Matthew goes through a laundry list.  Acts of righteousness before men, giving to the needy, praying, and fasting.  He could easily have kept going.  These are things that are good to do.  Things we should do.  Things God expects us to do.  But Matthew warns us, watch why you’re doing them.  Don’t be like the Pharisees and the hypocrites.  Don’t do it to be popular among the people.  Don’t look to be seen.

Jesus Christ said “I am the way, the truth, and the life, no one comes to the Father but through Me.”  Paul reflected that in our text a couple weekends ago and told us to follow Christ’s example.  That’s why we’re called Christians.  Because we follow Christ.  The earliest Christians were called “the Way” because Jesus said He was the way.

So if as Christians, we do as Christ did, we follow His example, we must constantly look back to Christ, and to what Christ did, to remind ourselves of who He was.  Was Jesus popular?  Did He want to be?  Did He expect to be?  The answer to each of those questions is “No.”

Jesus didn’t come to be the king that everyone expected Him to be.  Do you remember when the crowd tried to force Him to be their king?  They wanted Him so He would provide for them.  Most Jews expected their Messiah to come, be king, and destroy Rome.  They wanted freedom from persecution.  They wanted to become the leaders, to be the best, to be popular.  They cheered for Jesus when He came into Jerusalem, even though He rode on a young donkey.

Then what happened?  How quickly did every one turn away?  Christ did the unpopular thing when He allowed Himself to be arrested, beaten, and flogged.  He did the unpopular thing by not fighting back.  He did the unpopular thing when He bore that cross on His shoulders and carried it up to the top of Mt.
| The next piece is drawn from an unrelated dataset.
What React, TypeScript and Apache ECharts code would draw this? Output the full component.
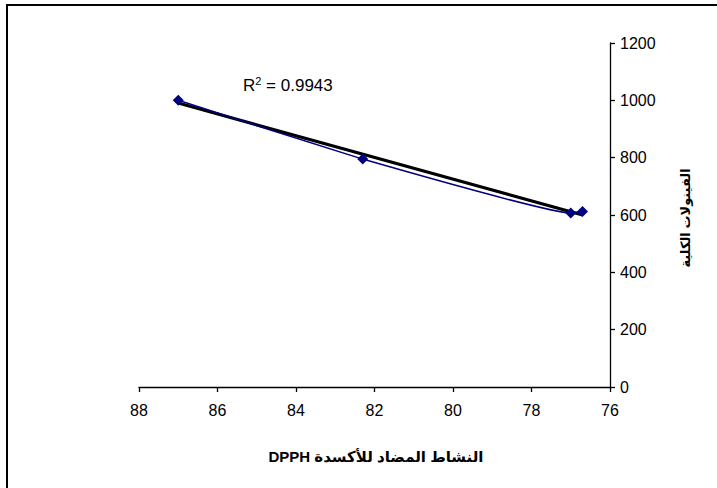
import React, { useEffect, useRef } from "react";
import * as echarts from "echarts";

// Data
const dpph: number[] = [87.0, 82.3, 77.0, 76.7];
const phenols: number[] = [1000, 795, 607, 612];
const xTickMin = 76;
const xTickMax = 88;
const yTickMin = 0;
const yTickMax = 1200;
const xAxisTitle = "النشاط المضاد للأكسدة DPPH";
const yAxisTitle = "الفينولات الكلية";
const r2Text = "0.9943";

const FONT = "'Liberation Sans', Arial, 'DejaVu Sans', sans-serif";

function linearFit(xs: number[], ys: number[]) {
  const n = xs.length;
  const mx = xs.reduce((a, b) => a + b, 0) / n;
  const my = ys.reduce((a, b) => a + b, 0) / n;
  let sxy = 0;
  let sxx = 0;
  for (let i = 0; i < n; i++) {
    sxy += (xs[i] - mx) * (ys[i] - my);
    sxx += (xs[i] - mx) * (xs[i] - mx);
  }
  const slope = sxy / sxx;
  const intercept = my - slope * mx;
  return { slope, intercept };
}

export default function App() {
  const ref = useRef<HTMLDivElement>(null);

  useEffect(() => {
    if (!ref.current) return;
    const chart = echarts.init(ref.current, undefined, { renderer: "svg" });
    const { slope, intercept } = linearFit(dpph, phenols);
    const xMin = Math.min(...dpph);
    const xMax = Math.max(...dpph);
    const trend = [
      [xMax, slope * xMax + intercept],
      [xMin, slope * xMin + intercept],
    ];
    const pts = dpph.map((x, i) => [x, phenols[i]]);

    chart.setOption({
      animation: false,
      backgroundColor: "#ffffff",
      grid: { left: 139, right: 107, top: 43, bottom: 101, containLabel: false },
      xAxis: {
        type: "value",
        min: xTickMin,
        max: xTickMax,
        interval: 2,
        inverse: true,
        position: "bottom",
        axisLine: { show: true, onZero: false, lineStyle: { color: "#000", width: 1.3 } },
        axisTick: { show: true, length: 5, inside: false, lineStyle: { color: "#000", width: 1.3 } },
        axisLabel: { color: "#000", fontFamily: FONT, fontSize: 16, margin: 15 },
        splitLine: { show: false },
      },
      yAxis: {
        type: "value",
        min: yTickMin,
        max: yTickMax,
        interval: 200,
        position: "right",
        axisLine: { show: true, onZero: false, lineStyle: { color: "#000", width: 1.3 } },
        axisTick: { show: true, length: 5, inside: false, lineStyle: { color: "#000", width: 1.3 } },
        axisLabel: {
          color: "#000",
          fontFamily: FONT,
          fontSize: 16,
          margin: 10,
          formatter: (v: number) => String(v),
        },
        splitLine: { show: false },
      },
      series: [
        {
          type: "line",
          data: trend,
          symbol: "none",
          lineStyle: { color: "#000", width: 3.2 },
          z: 2,
        },
        {
          type: "line",
          data: pts,
          smooth: 0.1,
          symbol: "diamond",
          symbolSize: 11,
          itemStyle: { color: "#000080" },
          lineStyle: { color: "#000080", width: 1.5 },
          z: 3,
        },
      ],
      graphic: [
        {
          type: "rect",
          shape: { x: 7, y: 5, width: 760, height: 540 },
          style: { fill: "none", stroke: "#000", lineWidth: 2 },
          z: 10,
        },
        {
          type: "text",
          x: 243,
          y: 85,
          style: {
            text: "{a|R}{s|2}{a| = " + r2Text + "}",
            rich: {
              a: { fontFamily: FONT, fontSize: 17, fill: "#000" },
              s: { fontFamily: FONT, fontSize: 11, fill: "#000", verticalAlign: "top", padding: [0, 0, 8, 0] },
            },
            verticalAlign: "middle",
            align: "left",
          },
          z: 10,
        },
        {
          type: "text",
          x: 376,
          y: 456,
          style: {
            text: "\u202B" + xAxisTitle + "\u202C",
            fontFamily: FONT,
            fontSize: 15,
            fontWeight: "bold",
            fill: "#000",
            align: "center",
            verticalAlign: "middle",
          },
          z: 10,
        },
        {
          type: "text",
          x: 685,
          y: 218,
          rotation: Math.PI / 2,
          style: {
            text: yAxisTitle,
            fontFamily: FONT,
            fontSize: 13,
            fontWeight: "bold",
            fill: "#000",
            align: "center",
            verticalAlign: "middle",
          },
          z: 10,
        },
      ],
    });
    return () => chart.dispose();
  }, []);

  return (
    <div
      ref={ref}
      style={{ position: "fixed", left: 0, top: 0, width: 717, height: 488 }}
    />
  );
}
Calvary.  He did the unpopular thing when He bled and died on the cross.

Think about the aftermath of these events.  Remember Peter’s triple denial.  Remember the disciples hiding from fear that the Jews would kill them.  Remember how the women went to the tomb with spices on the third day, expecting to have to treat the body for odor.  Christ didn’t do the popular thing.  He wasn’t who the people wanted.  Rather, He was precisely what the people needed.  He did what we needed.

On that day, the Son of God gave Himself up for us.  In His death, He bore our sins.  We are now forgiven.  Christ did what was expected of Him by His Father.  He didn’t do it to be popular.  That then, is where we take after Christ.  We don’t have to sacrifice our lives to forgive others, but we humble ourselves as Christ did.

As Christians, we don’t seek popularity.  We do what God expects us to do.  We live as His children, whom He loves so very dearly.  We pray, for a relationship with God.  We care for the needy, so that the needy are cared for.  We do acts of righteousness, not to be seen, but because they need to be done in this world.  I can’t promise you exactly what God meant when He said to store up treasures for yourself in heaven.  All that I do know, is that the most important part of that treasure by far is the salvation that Jesus Christ has already given to us.  Brothers and sisters, give up popularity and simply live the life that God gave you.